In einer eMail vom 06.03.2002 00:07:38 (MEZ) Mitteleuropäische Zeit schreibt 
benni obda.de:

Lieber Benni,
<< 
 Mich würde es mal interessieren, wen Du genau da mit "Euer" meinst.
  >>
gut, in gewissem Sinne hast Du mich erwischt. Was ich habe sagen wollen war, 
daß ich den in dieser Liste vielfach favorisierten Ansatz der Aufhebung durch 
Selbstentfaltung als gesellschaftskonstituierendes Prinzip nicht teile. 

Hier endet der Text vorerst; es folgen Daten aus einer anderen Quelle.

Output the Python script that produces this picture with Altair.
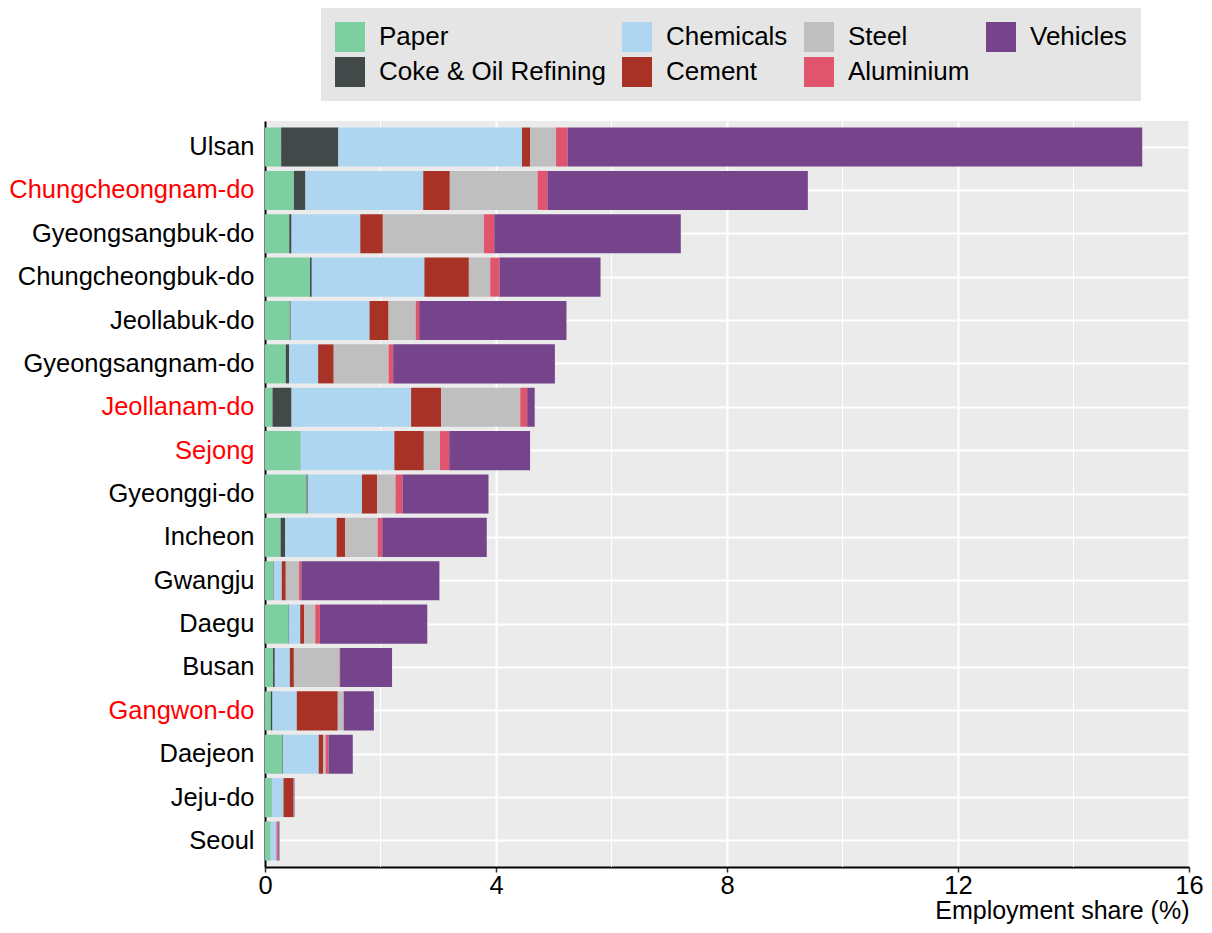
import altair as alt
import pandas as pd

regions = ["Ulsan", "Chungcheongnam-do", "Gyeongsangbuk-do", "Chungcheongbuk-do",
           "Jeollabuk-do", "Gyeongsangnam-do", "Jeollanam-do", "Sejong", "Gyeonggi-do",
           "Incheon", "Gwangju", "Daegu", "Busan", "Gangwon-do", "Daejeon", "Jeju-do", "Seoul"]
red_regions = ["Chungcheongnam-do", "Jeollanam-do", "Sejong", "Gangwon-do"]

industries = ["Paper", "Coke & Oil Refining", "Chemicals", "Cement", "Steel", "Aluminium", "Vehicles"]
paper     = [0.28, 0.50, 0.42, 0.78, 0.43, 0.36, 0.13, 0.62, 0.72, 0.27, 0.14, 0.41, 0.14, 0.10, 0.30, 0.12, 0.10]
coke      = [0.99, 0.20, 0.04, 0.03, 0.015, 0.06, 0.33, 0.00, 0.02, 0.08, 0.01, 0.01, 0.03, 0.03, 0.01, 0.00, 0.00]
chemicals = [3.18, 2.04, 1.19, 1.95, 1.365, 0.50, 2.07, 1.62, 0.94, 0.89, 0.14, 0.19, 0.26, 0.42, 0.62, 0.20, 0.09]
cement    = [0.14, 0.46, 0.39, 0.77, 0.33, 0.27, 0.52, 0.51, 0.26, 0.15, 0.07, 0.07, 0.07, 0.71, 0.08, 0.17, 0.01]
steel     = [0.45, 1.52, 1.75, 0.37, 0.47, 0.95, 1.37, 0.28, 0.32, 0.56, 0.23, 0.19, 0.79, 0.10, 0.04, 0.00, 0.01]
aluminium = [0.20, 0.17, 0.18, 0.16, 0.06, 0.08, 0.12, 0.16, 0.12, 0.08, 0.04, 0.08, 0.01, 0.005, 0.05, 0.005, 0.02]
vehicles  = [9.95, 4.51, 3.23, 1.75, 2.55, 2.80, 0.13, 1.40, 1.49, 1.81, 2.39, 1.86, 0.90, 0.52, 0.42, 0.015, 0.02]

series = [paper, coke, chemicals, cement, steel, aluminium, vehicles]
colors = ["#7DCEA0", "#414949", "#AED6F1", "#A93226", "#BFBFBF", "#E0546D", "#76448A"]

rows = []
for i, ind in enumerate(industries):
    for r, v in zip(regions, series[i]):
        rows.append({"region": r, "industry": ind, "value": v, "idx": i})
df = pd.DataFrame(rows)

minor = pd.DataFrame({"x": [2, 6, 10, 14]})

FONT = "Liberation Sans"
xscale = alt.Scale(domain=[0, 16], nice=False, zero=True)

grid_minor = alt.Chart(minor).mark_rule(color="white", strokeWidth=1).encode(
    x=alt.X("x:Q", scale=xscale)
)

bars = alt.Chart(df).mark_bar(opacity=1).encode(
    x=alt.X("value:Q", stack="zero", scale=xscale,
            axis=alt.Axis(values=[0, 4, 8, 12, 16], format="d", title="Employment share (%)",
                          titleAnchor="end", titleAlign="right", titleFontWeight="normal",
                          titleFontSize=25, titleFont=FONT, titleColor="black", titlePadding=0,
                          labelFontSize=25.5, labelFont=FONT, labelColor="black", labelPadding=1,
                          grid=True, gridColor="white", gridWidth=2,
                          domainColor="black", domainWidth=2, tickColor="#333333", tickSize=5,
                          tickWidth=1.5, labelFlush=False)),
    y=alt.Y("region:N", sort=regions,
            scale=alt.Scale(paddingInner=0.1, paddingOuter=0.15),
            axis=alt.Axis(title=None, labelFontSize=25.5, labelFont=FONT, labelLimit=400,
                          labelColor={"condition": {"test": "indexof(" + str(red_regions) + ", datum.value) >= 0",
                                                    "value": "#FF0000"}, "value": "black"},
                          ticks=False, labelPadding=11, grid=True, gridColor="white", gridWidth=2,
                          bandPosition=0.5, domainColor="black", domainWidth=2)),
    color=alt.Color("industry:N",
                    scale=alt.Scale(domain=industries, range=colors),
                    legend=alt.Legend(title=None, orient="none", legendX=56, legendY=-113,
                                      columns=4, symbolType="square", symbolSize=900,
                                      symbolStrokeWidth=0, symbolOpacity=1,
                                      labelFontSize=26, labelFont=FONT, labelColor="black",
                                      labelOffset=14, rowPadding=5, columnPadding=16,
                                      padding=14, fillColor="#E5E5E5", labelLimit=400)),
    order=alt.Order("idx:Q", sort="ascending"),
)

chart = (grid_minor + bars).properties(
    width=924, height=746,
    padding={"left": 257, "top": 113, "right": 15, "bottom": 58},
    autosize=alt.AutoSizeParams(type="none"),
    background="white",
).configure_view(fill="#EBEBEB", stroke=None)

chart.save("out.html", embed_options={"renderer": "svg", "actions": False})
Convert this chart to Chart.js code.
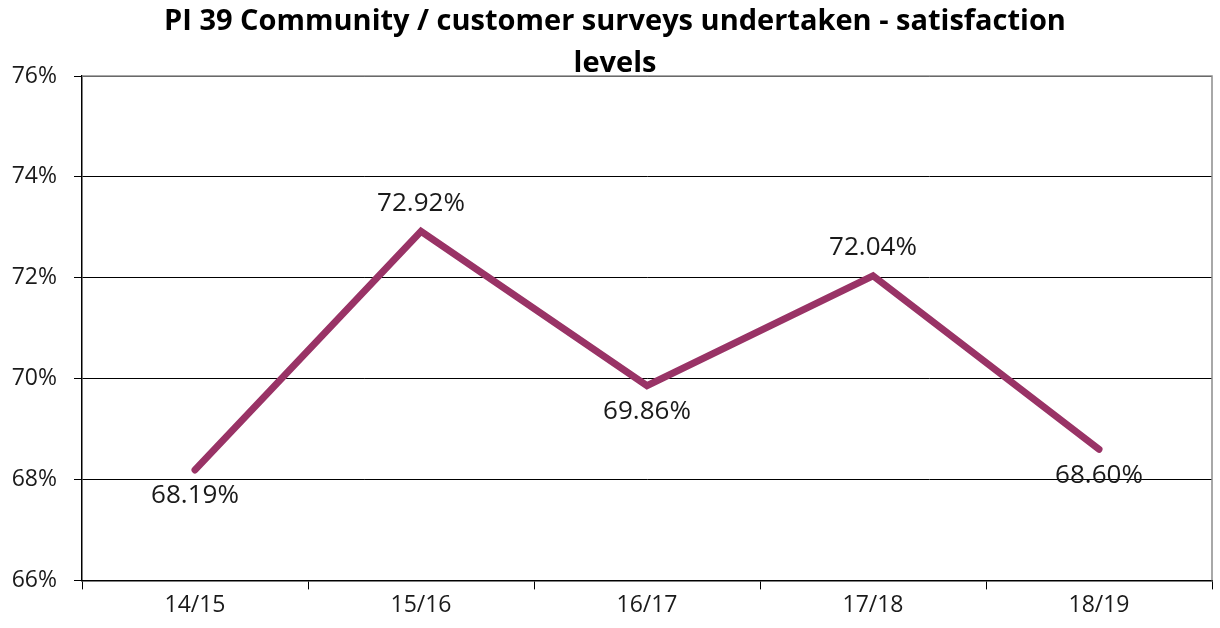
<!DOCTYPE html>
<html>
<head>
<meta charset="utf-8">
<script src="https://cdn.jsdelivr.net/npm/chart.js@4/dist/chart.umd.min.js"></script>
<style>
  html, body { margin: 0; padding: 0; background: #fff; }
  #wrap { width: 1220px; height: 628px; }
</style>
</head>
<body>
<div id="wrap"><canvas id="chart"></canvas></div>
<script>
const years = ['14/15', '15/16', '16/17', '17/18', '18/19'];
const satisfaction = [68.19, 72.92, 69.86, 72.04, 68.60];
const labelSide = ['below', 'above', 'below', 'above', 'below'];
const yTicks = [66, 68, 70, 72, 74, 76];
const titleLines = ['PI 39 Community / customer surveys undertaken - satisfaction', 'levels'];

const FONT = "'Open Sans', sans-serif";

// two-line heading, centred over the plot rather than the canvas
const heading = {
    id: 'heading',
    afterDraw(chart) {
        const { ctx, chartArea: a } = chart;
        const cx = (a.left + a.right) / 2 - 32;
        ctx.save();
        ctx.font = 'bold 29px ' + FONT;
        ctx.fillStyle = '#000';
        ctx.textAlign = 'center';
        ctx.textBaseline = 'middle';
        titleLines.forEach((line, i) => ctx.fillText(line, cx, 22 + i * 42));
        ctx.restore();
    }
};

// value labels above / below each point
const valueLabels = {
    id: 'valueLabels',
    afterDatasetsDraw(chart) {
        const ctx = chart.ctx;
        const meta = chart.getDatasetMeta(0);
        ctx.save();
        ctx.font = '26px ' + FONT;
        ctx.fillStyle = '#1a1a1a';
        ctx.textAlign = 'center';
        ctx.textBaseline = 'middle';
        meta.data.forEach((pt, i) => {
            const dy = labelSide[i] === 'above' ? -28 : 26;
            ctx.fillText(satisfaction[i].toFixed(2) + '%', pt.x, pt.y + dy);
        });
        ctx.restore();
    }
};

// grey frame on the top and right of the plot
const plotFrame = {
    id: 'plotFrame',
    beforeDatasetsDraw(chart) {
        const { ctx, chartArea: a } = chart;
        ctx.save();
        ctx.strokeStyle = '#8c8c8c';
        ctx.lineWidth = 1.5;
        ctx.beginPath();
        ctx.moveTo(a.left, a.top);
        ctx.lineTo(a.right, a.top);
        ctx.lineTo(a.right, a.bottom);
        ctx.stroke();
        ctx.restore();
    }
};

new Chart(document.getElementById('chart'), {
    type: 'line',
    data: {
        labels: years,
        datasets: [{
            data: satisfaction,
            borderColor: '#993366',
            backgroundColor: '#993366',
            borderWidth: 7,
            borderCapStyle: 'round',
            borderJoinStyle: 'miter',
            pointRadius: 0,
            tension: 0
        }]
    },
    options: {
        responsive: true,
        maintainAspectRatio: false,
        animation: false,
        layout: { padding: { left: 0, right: 8, top: 76, bottom: 7 } },
        plugins: {
            legend: { display: false },
            tooltip: { enabled: false },
            title: { display: false }
        },
        scales: {
            x: {
                offset: true,
                border: { color: '#000', width: 1.5 },
                grid: {
                    offset: true,
                    drawOnChartArea: false,
                    color: '#000',
                    tickLength: 9
                },
                ticks: {
                    color: '#1a1a1a',
                    padding: 2,
                    font: { family: FONT, size: 23 }
                }
            },
            y: {
                min: 66,
                max: 76,
                afterBuildTicks(axis) {
                    axis.ticks = yTicks.map(v => ({ value: v }));
                },
                afterFit(axis) {
                    axis.width = 82;
                },
                border: { color: '#000', width: 1.5 },
                grid: {
                    color: '#000',
                    lineWidth: 1,
                    tickLength: 8
                },
                ticks: {
                    color: '#1a1a1a',
                    padding: 17,
                    font: { family: FONT, size: 23 },
                    callback: v => v + '%'
                }
            }
        }
    },
    plugins: [valueLabels, plotFrame, heading]
});
</script>
</body>
</html>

<<Hm. damit hab ich enorme Probleme. Wer bin ich irgendwem zu sagen, wie
Emanzipation möglich sei und wie nicht? Siehe dazu vielleicht die
"Thesen über Befreiung"
(http://co-forum.de/index.php4?Einige%20Thesen%20%DCber%20Befreiung).>>

Die "Thesen über Befreiung" habe ich nicht gelesen. Ich will auch gar 
niemandem sagen "wie" er sich (gefälligst) zu emanzipieren hat. Ist gut 
möglich, daß, falls überhaupt noch was "kommt" ein durchaus "radikaler" 
systemimmanenter Versuch unternommen wird. Meinen Gebrauch des Begriffs der 
Emanzipation versteh bitte i.S. von Aufhebung also von etwas was über unsere 
jetztige Gesellschaftsformation hinausweist. Ob die Menschen das "machen" und 
"wollen" (Wechselwirkungen bitte mitdenken) steht dahin. Ich verstehe 
"Aufhebungstheorie" auch nicht so, daß ich irgendwelche Keimformen aufspüre, 
die Erscheinungsformen dieser jetzigen Gesellschaft und mit dieser zunächst 
kompatibel sind und daraus ein zukünftiges "so wird/könnte es sein" 
entwickele. Wenn schon Keimformen, dann wären das für mich gesellschaftliche 
Handlungen, die sich an den Stellen entwickeln an denen das Kapitalverhältnis 
dysfunktional ist, was nicht ausschließt sondern gerade einschließt, daß 
frau/man sich die entfremdeten Potenzen wieder aneignet. 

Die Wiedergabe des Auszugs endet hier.